Abschrift
Ich bin in einem Jugendclub überfallen, zusammengeschlagen worden und im Anschluss nicht ins Krankenhaus, sondern von der Polizei in Untersuchungshaft gebracht worden. Ich war schwer verletzt. Ich bin schneller im Gefängnis gewesen, als mir das überhaupt klar war. Ich habe das nicht verstehen können, weil ich eigentlich ein Opfer war und kein Täter. In der Zeit, in der ich da im Gefängnis war, hat sich bei mir extrem was verändert. Da habe ich eine Wut gekriegt – auf dieses ganze System. Das konnte ich für mich nicht so stehen lassen. Da habe ich im Grunde genommen auf den Tag gewartet, an dem ich das heimzahlen konnte.
Es sind in der damaligen Zeit sehr, sehr viele junge Leute wegen Nichtigkeiten im Gefängnis gewesen. Im Gefängnis selber war es sehr auffällig, wie viele junge Leute da eigentlich verhaftet waren. Die konnten nun unmöglich alle Kriminelle sein. Da war am Staatsmodell irgendwas falsch, wenn so viele junge Menschen auf die schiefe Bahn kamen. Aber die Leute, die ich da kennen gelernt habe, das waren ja keine Diebe oder Halbkriminelle. Das waren Leute wie ich, die mit der Polizei aneckten oder in Schwierigkeiten gerieten. Es war kein krimineller Hintergrund zu entdecken. Das heißt, dass viele Leute, die nicht so ganz staatskonform lebten, sehr schnell in den Fokus der Staatssicherheit gerieten. Meist, sobald sie die Pubertät verlassen hatten, mit 18, 19 Jahren. Wer hatte das eigentlich zu verantworten? Aber am Ende ging es ja auch um Erziehung. So nannte man das, glaube ich.

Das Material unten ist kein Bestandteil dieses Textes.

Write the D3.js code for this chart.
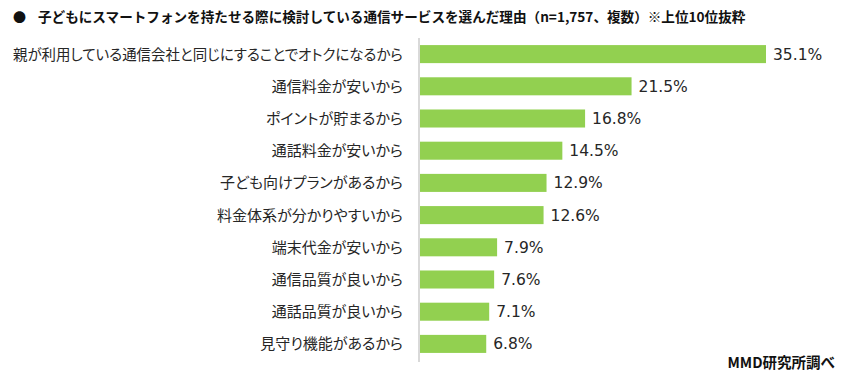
<!DOCTYPE html>
<html><head><meta charset="utf-8">
<script src="https://cdn.jsdelivr.net/npm/d3@7"></script>
<style>body{margin:0;background:#fff;} .cat{font-feature-settings:"palt" 1;}</style>
</head><body>
<svg id="c" width="845" height="380"></svg>
<script>
const categories = ["親が利用している通信会社と同じにすることでオトクになるから","通信料金が安いから","ポイントが貯まるから","通話料金が安いから","子ども向けプランがあるから","料金体系が分かりやすいから","端末代金が安いから","通信品質が良いから","通話品質が良いから","見守り機能があるから"];
const values = [35.1,21.5,16.8,14.5,12.9,12.6,7.9,7.6,7.1,6.8];
const title = "子どもにスマートフォンを持たせる際に検討している通信サービスを選んだ理由（n=1,757、複数）※上位10位抜粋";
const source = "MMD研究所調べ";

const svg = d3.select("#c");
const x0 = 419;
const labelRight = 403, labelMaxW = 390;
const x = d3.scaleLinear().domain([0, 35.1]).range([x0, 766]);
const y = d3.scaleBand().domain(categories).range([38, 360]).paddingInner(0.44).paddingOuter(0.22);

svg.append("text").attr("x", 13).attr("y", 22).attr("font-family","'Noto Sans CJK JP'").attr("font-size", 13).attr("font-weight","bold").attr("fill","#111").text("●");
svg.append("text").attr("x", 38).attr("y", 22).attr("font-family","'Noto Sans CJK JP'").attr("font-size", 13.6).attr("font-weight","bold").attr("fill","#111").text(title);

svg.selectAll("rect.bar").data(values).enter().append("rect")
  .attr("class","bar")
  .attr("x", x0)
  .attr("y", (d,i)=>y(categories[i]))
  .attr("width", d=>x(d)-x0)
  .attr("height", y.bandwidth())
  .attr("fill","#92d050");

svg.append("line").attr("x1", x0).attr("x2", x0).attr("y1", 38).attr("y2", 362).attr("stroke","#d9d9d9").attr("stroke-width",2);

svg.selectAll("text.cat").data(categories).enter().append("text")
  .attr("class","cat")
  .attr("x", labelRight)
  .attr("y", d=>y(d)+y.bandwidth()/2)
  .attr("dy","0.36em")
  .attr("text-anchor","end")
  .attr("font-family","'Noto Sans CJK JP'")
  .attr("font-size", 15)
  .attr("fill","#262626")
  .text(d=>d)
  .each(function(){
    if (this.getComputedTextLength() > labelMaxW) {
      d3.select(this).attr("textLength", labelMaxW).attr("lengthAdjust","spacingAndGlyphs");
    }
  });

svg.selectAll("text.val").data(values).enter().append("text")
  .attr("class","val")
  .attr("x", d=>x(d)+7)
  .attr("y", (d,i)=>y(categories[i])+y.bandwidth()/2)
  .attr("dy","0.36em")
  .attr("font-family","'DejaVu Sans'")
  .attr("font-size", 15.5)
  .attr("fill","#262626")
  .text(d=>d.toFixed(1)+"%");

svg.append("text").attr("x", 835).attr("y", 368).attr("text-anchor","end").attr("font-family","'Noto Sans CJK JP'").attr("font-size", 14.5).attr("font-weight","bold").attr("fill","#111").text(source);
</script>
</body></html>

Diese Erziehung, die wurde nicht nur an mir vollzogen, sondern auch an vielen anderen Leuten. Wenn das so gewesen ist, dann sind die Gründe, wie man junge Leute mal eben ins Gefängnis bringt, relativ beliebig gewesen. Es gab da so ein paar Paragraphen, die für alles Mögliche hergehalten haben – und die immer wieder in den Urteilen der Leute auftauchten, die damals im Gefängnis waren.